Now imagine a horse dragging a 10 meter (33 foot) wing on each side while it tries to gallop!
NOTE: The wingspan would actually have to be larger, to additionally account for the weight of the wings themselves!
Is my call.
The largest known flying bird (living or extinct) appears to be Pelagornis sandersi
This bird had a wing-span of some 20-24ft (up to 7.3 metres) and weighed something between 50 and 90lb (22-40 kilos)
The average horse weighs something between from 380 to 550 kilograms (840 to 1,210 lb). For a good sized Pegasus, let's take the larger of the two to make it rideable.
So that's over 10 times the weight of the largest bird. How big are those wings going to be, and how massive will the muscles that drive them have to be?
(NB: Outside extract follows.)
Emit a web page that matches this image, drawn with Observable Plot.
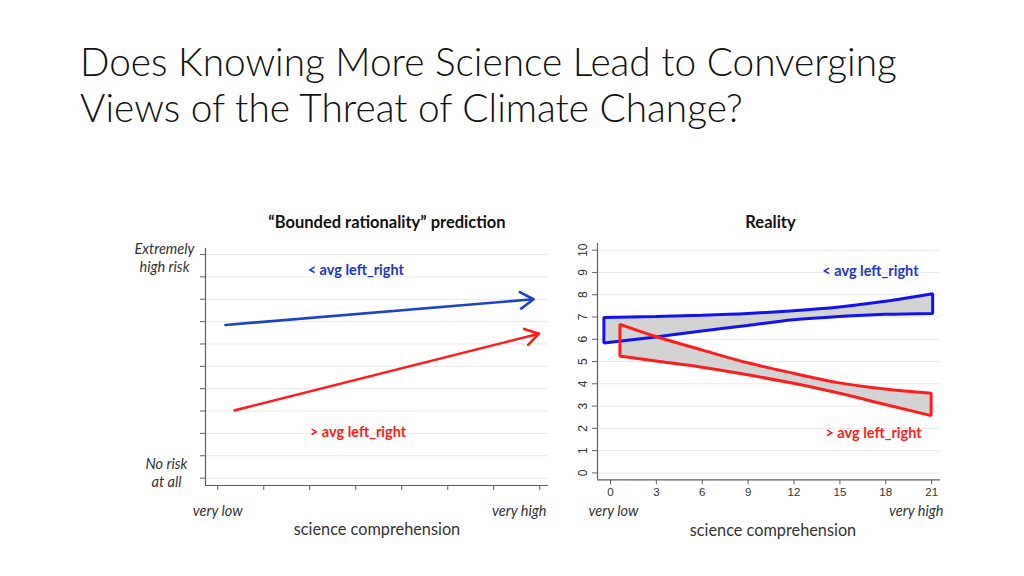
<!DOCTYPE html>
<html>
<head>
<meta charset="utf-8">
<script src="https://cdn.jsdelivr.net/npm/d3@7"></script>
<script src="https://cdn.jsdelivr.net/npm/@observablehq/plot@0.6"></script>
<style>
  html, body { margin: 0; padding: 0; background: #fff; }
  #page { position: relative; width: 1024px; height: 576px; overflow: hidden; background: #fff; }
  #title { position: absolute; left: 80px; top: 38px; font-family: Lato, "Open Sans", sans-serif; font-weight: 300; color: #111; line-height: 46px; white-space: nowrap; }
  .panel { position: absolute; }
  .panel svg { overflow: visible; }
</style>
</head>
<body>
<div id="page">
  <div id="title"></div>
  <div id="left" class="panel" style="left:120px; top:200px;"></div>
  <div id="right" class="panel" style="left:560px; top:200px;"></div>
</div>
<script>
// ---------- data ----------
const titleLines = ["Does Knowing More Science Lead to Converging", "Views of the Threat of Climate Change?"];
const leftTitle = "\u201cBounded rationality\u201d prediction";
const rightTitle = "Reality";
const seriesNames = ["< avg left_right", "> avg left_right"];
const xTicks = [0, 3, 6, 9, 12, 15, 18, 21];
const yTicks = [0, 1, 2, 3, 4, 5, 6, 7, 8, 9, 10];
const yEndLabels = ["Extremely\nhigh risk", "No risk\nat all"];
const xEndLabels = ["very low", "very high"];
const xAxisTitle = "science comprehension";

// "Bounded rationality" prediction arrows (blue, red)
const arrowX1 = [0.5, 1.1];
const arrowY1 = [6.85, 3.03];
const arrowX2 = [20.6, 20.95];
const arrowY2 = [8.0, 6.46];

// Reality bands
const blueX    = [-0.4, 3, 6, 9, 12, 15, 18, 21.1];
const blueLow  = [5.81, 6.08, 6.35, 6.6, 6.85, 7.0, 7.1, 7.14];
const blueHigh = [6.96, 7.0, 7.06, 7.14, 7.26, 7.43, 7.68, 8.02];
const redX     = [0.65, 3, 6, 9, 12, 15, 18, 21];
const redLow   = [5.22, 5.0, 4.72, 4.38, 4.0, 3.55, 3.05, 2.55];
const redHigh  = [6.65, 6.1, 5.5, 4.92, 4.45, 4.02, 3.74, 3.55];

// ---------- styling ----------
const BLUE_LINE = "#1d44c6", BLUE_OUT = "#1212f0", BLUE_TXT = "#2236c0";
const RED = "#ff1c1c";
const AX = "#606060", GRID = "#e8e8e8", TXT = "#333";
const FONT = "Lato, 'Open Sans', sans-serif";
const NUMFONT = "'Liberation Sans', Arial, sans-serif";

// ---------- title (fit width like the slide) ----------
(function () {
  const el = document.getElementById("title");
  const ctx = document.createElement("canvas").getContext("2d");
  ctx.font = "300 100px Lato";
  const w = ctx.measureText(titleLines[0]).width;
  const size = 100 * 817 / w;
  el.style.fontSize = size.toFixed(2) + "px";
  el.innerHTML = titleLines.map(t => `<div>${t}</div>`).join("");
})();

const arrows = seriesNames.map((s, i) => ({s, x1: arrowX1[i], y1: arrowY1[i], x2: arrowX2[i], y2: arrowY2[i]}));
const blueBand = blueX.map((x, i) => ({x, lo: blueLow[i], hi: blueHigh[i]}));
const redBand = redX.map((x, i) => ({x, lo: redLow[i], hi: redHigh[i]}));

const T = (extra) => Object.assign({text: d => d, fill: TXT, lineAnchor: "middle", textAnchor: "middle"}, extra);

// ---------- left panel ----------
const left = Plot.plot({
  width: 440, height: 340,
  marginLeft: 85, marginRight: 12, marginTop: 48, marginBottom: 55,
  x: {domain: [-0.8, 21.57]},
  y: {domain: [-0.33, 10.27]},
  style: {fontFamily: FONT, background: "transparent", color: TXT},
  marks: [
    Plot.gridY(yTicks, {stroke: GRID, strokeOpacity: 1}),
    Plot.axisY(yTicks, {tickSize: 5, stroke: AX, tickFormat: () => "", label: null}),
    Plot.axisX(xTicks, {tickSize: 5, stroke: AX, tickFormat: () => "", label: null}),
    Plot.ruleX([-0.8], {stroke: AX, strokeWidth: 1.2}),
    Plot.ruleY([-0.33], {stroke: AX, strokeWidth: 1.2}),
    Plot.arrow(arrows, {x1: "x1", y1: "y1", x2: "x2", y2: "y2",
      stroke: (d, i) => i === 0 ? BLUE_LINE : RED, strokeWidth: 2.6, headLength: 9, headAngle: 64}),
    Plot.text([seriesNames[0]], T({x: 9.0, y: 9.3, fill: BLUE_TXT, fontWeight: "bold", fontSize: 14.5})),
    Plot.text([seriesNames[1]], T({x: 9.15, y: 2.03, fill: RED, fontWeight: "bold", fontSize: 14.5})),
    Plot.text([yEndLabels[0]], T({y: 10, frameAnchor: "left", dx: -41, dy: 3, fontStyle: "italic", fontSize: 14.5, lineHeight: 1.25})),
    Plot.text([yEndLabels[1]], T({y: 0, frameAnchor: "left", dx: -39, dy: -6, fontStyle: "italic", fontSize: 14.5, lineHeight: 1.25})),
    Plot.text([xEndLabels[0]], T({x: 0, frameAnchor: "bottom", dy: 26, fontStyle: "italic", fontSize: 14.5})),
    Plot.text([xEndLabels[1]], T({frameAnchor: "bottom-right", dy: 26, dx: -2, textAnchor: "end", fontStyle: "italic", fontSize: 14.5})),
    Plot.text([xAxisTitle], T({frameAnchor: "bottom", dy: 44, fontSize: 16.3})),
    Plot.text([leftTitle], T({frameAnchor: "top", dx: 10, dy: -26, fontWeight: "bold", fontSize: 16.5, fill: "#111"}))
  ]
});
document.getElementById("left").appendChild(left);

// ---------- right panel ----------
const right = Plot.plot({
  width: 400, height: 340,
  marginLeft: 37, marginRight: 20, marginTop: 43, marginBottom: 60.7,
  x: {domain: [-0.85, 21.58]},
  y: {domain: [-0.31, 10.3]},
  style: {fontFamily: FONT, background: "transparent", color: TXT},
  marks: [
    Plot.gridY(yTicks, {stroke: GRID, strokeOpacity: 1}),
    Plot.axisY(yTicks, {tickSize: 5, stroke: AX, tickFormat: () => "", label: null}),
    Plot.text(yTicks, T({y: d => d, frameAnchor: "left", dx: -14, rotate: -90, text: d => String(d), fontFamily: NUMFONT, fontSize: 12})),
    Plot.axisX(xTicks, {tickSize: 5, tickPadding: 3, stroke: AX, fill: TXT, fontFamily: NUMFONT, fontSize: 11.5, label: null}),
    Plot.ruleX([-0.85], {stroke: AX, strokeWidth: 1.2}),
    Plot.ruleY([-0.31], {stroke: AX, strokeWidth: 1.2}),
    Plot.areaY(blueBand, {x: "x", y1: "lo", y2: "hi", fill: "#d3d3d3", curve: "monotone-x"}),
    Plot.areaY(redBand, {x: "x", y1: "lo", y2: "hi", fill: "#d3d3d3", curve: "monotone-x"}),
    Plot.areaY(blueBand, {x: "x", y1: "lo", y2: "hi", fill: "none", stroke: BLUE_OUT, strokeWidth: 3, strokeLinejoin: "miter", curve: "monotone-x"}),
    Plot.areaY(redBand, {x: "x", y1: "lo", y2: "hi", fill: "none", stroke: RED, strokeWidth: 3, strokeLinejoin: "miter", curve: "monotone-x"}),
    Plot.text([seriesNames[0]], T({x: 17.0, y: 9.07, fill: BLUE_TXT, fontWeight: "bold", fontSize: 14.5})),
    Plot.text([seriesNames[1]], T({x: 17.2, y: 1.79, fill: RED, fontWeight: "bold", fontSize: 14.5})),
    Plot.text([xEndLabels[0]], T({x: 0, frameAnchor: "bottom", dy: 32, dx: 3, fontStyle: "italic", fontSize: 14.5})),
    Plot.text([xEndLabels[1]], T({frameAnchor: "bottom-right", dy: 32, dx: 3, textAnchor: "end", fontStyle: "italic", fontSize: 14.5})),
    Plot.text([xAxisTitle], T({frameAnchor: "bottom", dy: 50.5, dx: 4, fontSize: 16.3})),
    Plot.text([rightTitle], T({frameAnchor: "top", dx: 1.5, dy: -21, fontWeight: "bold", fontSize: 16.5, fill: "#111"}))
  ]
});
document.getElementById("right").appendChild(right);
</script>
</body>
</html>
And muscles aren't the lightest of tissue types. Then there's the bones to support those wings and the muscles that drive them. And how much larger will those wings have to be to support a rider...?
It's all too much for reality as far as I can see.
Well adding onto all the answers here. It should be noted that a horse is HEAVY. Its stability and speed on land come because of its weight and anatomy.
Imagine a horse, light as a feather, with hollow bones and zolatific wings!
To prevent the need from having obscenely large wings, I will choose a relatively light horse breed for our pegasus. The Spanish mustang weighs 365 kg and is 120 cm tall. The pegasus's bones should be hollow, allowing for a 10% reduction in mass, so our pegasus now weighs 328.5 kg. A horse is not normally going to have six limbs, so there has to be some handwaiving there. Based on the wings of a Ruppell's vulture, our pegasus should have a wingspan of 15.88 m, a wing area of 36.02 m^2, and a wing loading of 9.12 kg/m^2. That is 15.88 m minimum. If it were to have the wings of a black kite, its wingspan would be 31.28 m and its wing area would be 125.14 m^2. That is a 102 foot wingspan and a 1,347 square foot wing area.
Yes of course. Its a pegasus not just a horse. For the same body length a average bird weighs four times less than a mammal. And they are mythologically carnivorous with sharp teeth. Which makes their guts weigh less and they can obtain 50-90% more energy for a given assimilation of biomass. At 20 meters per second a horse can easily take off from a dead run, and at 80-100kg the light bone structure and gut weight (probably unable to take off immediately after eating) yield a modest wingspan of only 4-5 meters, with their elegant wings folded they are only about twice their body length of 2.5 meters. Fish and large mammals whose spines are broken from a four footed pronk from above or who are herded off of cliffs or into deep water where they are easily struck provide most of their diet, though they are omnivores, only high energy food items appeal to them. As for riding it - only if you are very small and light, less than 50kg, and generally only for short distances. Scouting and infiltrating i imagine would be their only use i wae.
Lots of talk about wing size here, but it isn't about size it's about LIFT.
A 747-400 weighs about 300 metric tons (total weight, so includes the wings) and has a wing area of about 525m squared each (1050m squared in total). So in really simple terms as a ratio that's 3.5m squared wing area per metric ton (1050 divided by 300).
A horse weighs anywhere between about 400kg and 1000kg, so let's go in at 1000kg (one metric ton) which we'll assume includes the rider too. By the above, we need 3.5m squared wing area, so each wing is 1.75m squared. Easy!
(yes, I'm ignoring about a million points in relation to power to weight, take off speed, aerodynamics to name but a very few...but then again a Pegasus is a mythical animal so I may as well be mythical with my logic and maths!)